Many wholesale distributors, warehouse managers and others face new challenges stemming from the Drug Supply Chain Security Act (DSCSA), which requires organizations to securely transfer digital information about pharmaceutical inventories and shipping to governing bodies, suppliers and partners. A quality WMS should make it easy to increase data accessibility within the application to help customers meet DSCSA requirements.
Medical Supply Distribution Benefits
COVID-19 will continue to impact (and increasingly complicate) the state of the supply chain. The current epidemic has demonstrated just how quickly things can change, and how immediate demand can be created as a result. For the healthcare supply chain, this has manifested in the form of a fundamental and urgent need for those critical medical items and PPE in the midst of the global pandemic.
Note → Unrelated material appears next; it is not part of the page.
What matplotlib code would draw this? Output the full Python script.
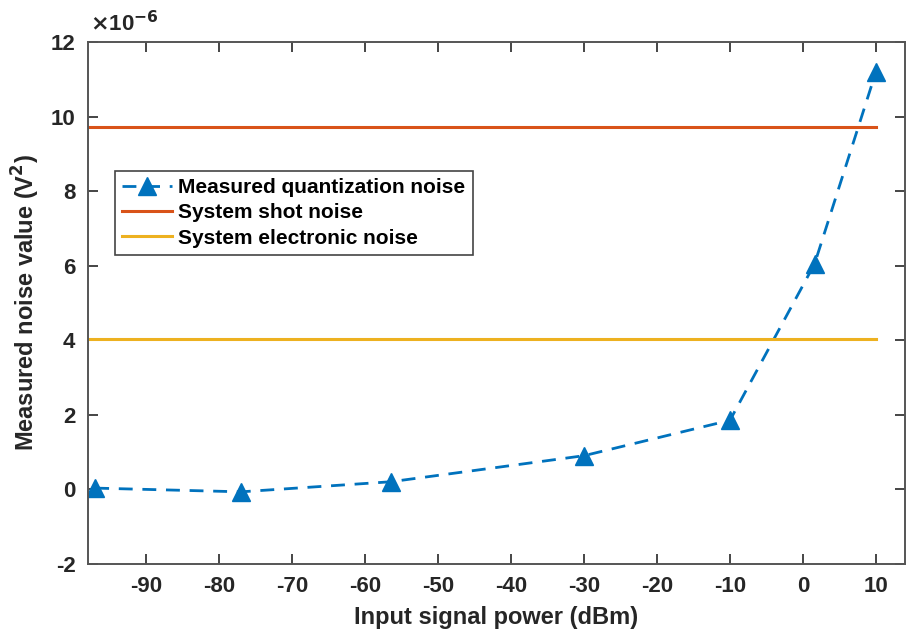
import matplotlib
matplotlib.use("Agg")
import matplotlib.pyplot as plt
from matplotlib.ticker import FuncFormatter

# valores (potencia en dBm, ruido en V^2)
potencia = [-97, -77, -56.5, -30, -10, 1.6, 10]
ruido_cuant = [0.03e-6, -0.07e-6, 0.2e-6, 0.9e-6, 1.85e-6, 6.05e-6, 11.2e-6]
ruido_shot = 9.72e-6
ruido_elec = 4.04e-6
x_ref = [-98, 10]   # extensión de las líneas horizontales
x_lim = [-98, 14]

plt.rcParams["font.family"] = ["Liberation Sans", "DejaVu Sans"]
plt.rcParams["font.weight"] = "bold"
plt.rcParams["mathtext.default"] = "bf"
plt.rcParams["axes.unicode_minus"] = False

fig = plt.figure(figsize=(9.06, 6.37), dpi=100)
ax = fig.add_axes([0.097, 0.115, 0.902, 0.819])

ax.plot(potencia, ruido_cuant, "--^", color="#0072BD", lw=2, ms=13,
        dashes=(5, 3.5), label="Measured quantization noise")
ax.plot(x_ref, [ruido_shot, ruido_shot], "-", color="#D95319", lw=2.2,
        label="System shot noise")
ax.plot(x_ref, [ruido_elec, ruido_elec], "-", color="#EDB120", lw=2.2,
        label="System electronic noise")

ax.set_xlim(x_lim)
ax.set_ylim(-2e-6, 12e-6)
ax.set_xticks(range(-90, 11, 10))
ax.set_yticks([v * 1e-6 for v in range(-2, 13, 2)])

# factor fijo x10^-6 como en el original (estilo MATLAB)
ax.yaxis.set_major_formatter(FuncFormatter(lambda v, _: f"{v * 1e6:g}"))
ax.text(0.003, 1.012, r"$\times$10$^{\mathbf{-6}}$", transform=ax.transAxes,
        ha="left", va="bottom", fontsize=16, color="#262626")

ax.tick_params(direction="in", top=True, right=True, labelsize=16,
               length=7, width=1.2, colors="#262626", pad=9)
for s in ax.spines.values():
    s.set_color("#555555")
    s.set_linewidth(1.4)

ax.set_xlabel("Input signal power (dBm)", fontsize=17, fontweight="bold",
              color="#262626", labelpad=6)
ax.set_ylabel("Measured noise value (V$^2$)", fontsize=17, fontweight="bold",
              color="#262626", labelpad=6)

leg = ax.legend(loc="upper left", bbox_to_anchor=(0.033, 0.753),
                borderaxespad=0, fontsize=15, fancybox=False, framealpha=1,
                borderpad=0.35, handlelength=2.4, handletextpad=0.3,
                labelspacing=0.3, markerscale=1.0)
leg.get_frame().set_edgecolor("#444444")
leg.get_frame().set_linewidth(1.2)

fig.savefig("out.png", dpi=100)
In the U.S. right now, a serious supply chain-related concern is that our country might run out of certain essential products, and not just pharmaceuticals, but much-needed medical supplies as well. The supply chain’s ability to endure the current state of affairs and bounce back quickly once it’s possible for operations to return to business as usual (or whatever becomes the “new normal”) will be challenged the longer the crisis continues. For distributors of medical supplies, this should resonate as an urgent call to action for more specific I.T. capabilities, like a WMS, in distribution facilities.
By using slotting functionality from a WMS, for example, medical supply distributors can optimize fulfillment by automatically identifying the most efficient locations for fast-moving items and high-travelled pick faces. SKUs whose activity have increased markedly or show other favorable velocity characteristics can be efficiently moved to a more favorable primary placement — for example, bin locations between the shoulders and knees near outbound docks.
Highly regulated industries, especially those in the pharmaceutical and medical supply field, can benefit from a WMS designed to meet their unique requirements and needs. As with recently introduced mandates like DSCSA, navigating the COVID-19 crisis requires an examination of past practices and changing the way distributors do business.
The global COVID-19 crisis is testing the way we live our lives and conduct business, and its complicating effects will only be amplified over time. Changes made now to adapt lifestyles and business practices will ultimately affect supply-chain behavior during these volatile and uncertain times as well.
Given the benefits and value that a WMS provides healthcare and pharmaceutical supply chains, it’s easy to see how these solutions will continue to play a major factor for distributors who take advantage of WMS capabilities to optimize their warehouse operations, and navigate future and unforeseen supply chain disruptions.
Eric Allais is president and CEO of PathGuide Technologies, a provider of warehouse management systems for distributors.